When I started looking into Ruby more seriously I wanted to have an actual hosting provider that would host the site that I am working on. A friend of mine recommended me to look into Heroku and I have to say that I am very happy that he did.

Heroku offers a unique way of deploying your Ruby web applications, you push them!

git push heroku master

Even do it is the first thing you see when visiting the site I still want to walk you through the process of setting up Heroku and deploying your Ruby application.

  1. $ sudo gem install heroku
  2. $ heroku create <your application name>
  3. $ git push heroku master
  4. $ open http://<your application name>.heroku.com/

Oh did I mention yet that the initial plan is free? Free as in you don’t have to pay anything! Of course when your application starts to attract visitors and you need more performance then you will need to start paying. But you have full control over this and I believe you can push it pretty far.
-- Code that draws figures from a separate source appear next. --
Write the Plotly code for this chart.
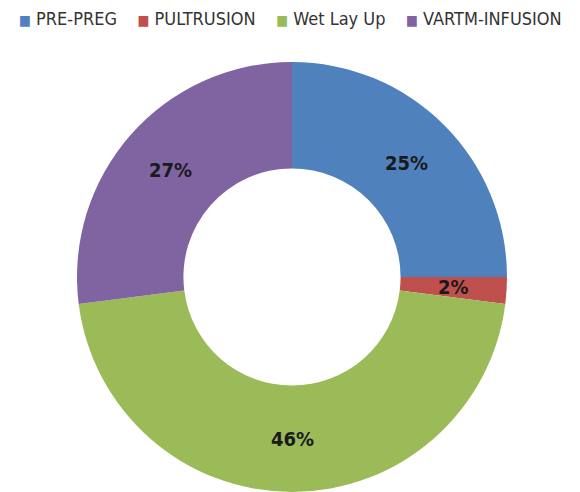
import math
import plotly.graph_objects as go

# Share of composite manufacturing processes (%)
processes = ["PRE-PREG", "PULTRUSION", "Wet Lay Up", "VARTM-INFUSION"]
shares = [25, 2, 46, 27]
slice_colors = ["#4F81BD", "#C0504D", "#9BBB59", "#8064A2"]

W, H = 580, 492
narrow = "Liberation Sans Narrow, Arial Narrow, DejaVu Sans Condensed, sans-serif"

# Donut placement in pixels: centre, outer radius and hole fraction
cx, cy, r = 292, 277, 215
hole = 0.505

fig = go.Figure(
    go.Pie(
        labels=processes,
        values=shares,
        marker=dict(colors=slice_colors, line=dict(width=0)),
        hole=hole,
        sort=False,
        direction="clockwise",
        rotation=0,
        textinfo="none",
        hoverinfo="label+percent",
        showlegend=False,
        domain=dict(
            x=[(cx - r) / W, (cx + r) / W],
            y=[(H - cy - r) / H, (H - cy + r) / H],
        ),
    )
)

# Percentage labels at the middle of each ring segment
total = sum(shares)
ring_mid = r * (1 + hole) / 2
cum = 0
for val in shares:
    theta = 2 * math.pi * (cum + val / 2) / total
    cum += val
    px = cx + ring_mid * math.sin(theta)
    py = cy - ring_mid * math.cos(theta)
    fig.add_annotation(
        x=px / W,
        y=1 - py / H,
        xref="paper",
        yref="paper",
        text=f"<b>{val}%</b>",
        showarrow=False,
        xanchor="center",
        yanchor="middle",
        font=dict(family=narrow, size=20, color="#1a1a1a"),
    )

# Key along the top: coloured square followed by the process name
gap = "&nbsp;" * 4
key_items = [
    f"<span style='color:{c};font-size:14px'>■</span> {name}"
    for name, c in zip(processes, slice_colors)
]
fig.add_annotation(
    x=0.5,
    y=1 - 19 / H,
    xref="paper",
    yref="paper",
    text=gap.join(key_items),
    showarrow=False,
    xanchor="center",
    yanchor="middle",
    font=dict(family=narrow, size=18, color="#333333"),
)

fig.update_layout(
    width=W,
    height=H,
    margin=dict(l=0, r=0, t=0, b=0),
    paper_bgcolor="white",
    plot_bgcolor="white",
)

fig.write_html("out.html")
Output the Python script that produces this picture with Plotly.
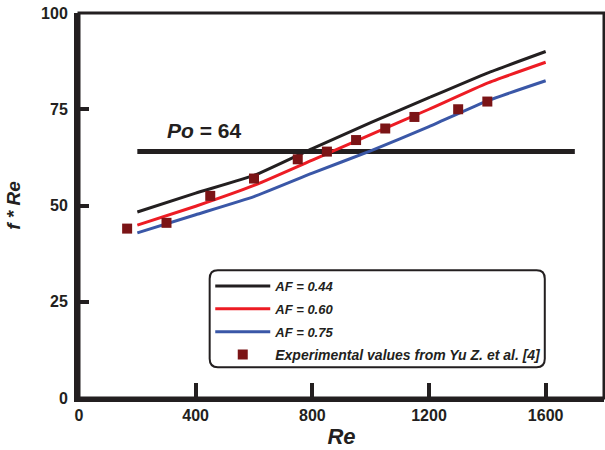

There are also many addons that you can enable (for some you need to pay for some not) providing a lot of functionality.

Now this looks like a commercial, but until someone told me about it I didn’t know, so now I am telling you. If you are doing some playing around or are actually working on a serious project. If it is in Ruby then this is worth checking out.

They are also offering some beta Node.js support!

More Ruby and other web stuff coming soon!

Mark Nijhof

  • Mihai Lazar

    Thanks!

    Glad you’re blogging again.

  • http://erikzaadi.com Erik

    Awesome!

    I had now idea they were free.

    The git push thing is simple great..

    Thanks for sharing!

  • http://tobinharris.com Tobin Harris

    I totally second this. I’ve been using Heroku for about 2 years now, and I LOVE it. In fact, it’s our default choice of hosting for 99% of apps. Their support is very good too, and they’re always up for discussing how to improve their service (in fact, I originally wanted to host yUML with Heroku, and we had some very active forum discussion about they could help that happen).

    Note that Heroku has tradeoffs, but usually these can lead to fairly elegant designs. You can only use database for storage, not the disk, so you’ll probably want to lean on Amazon S3 for any run-time file-storage. Also, your app floats between servers depending on capacity, so there’s no fixed IP which can cause problems with some eCommerce gateways.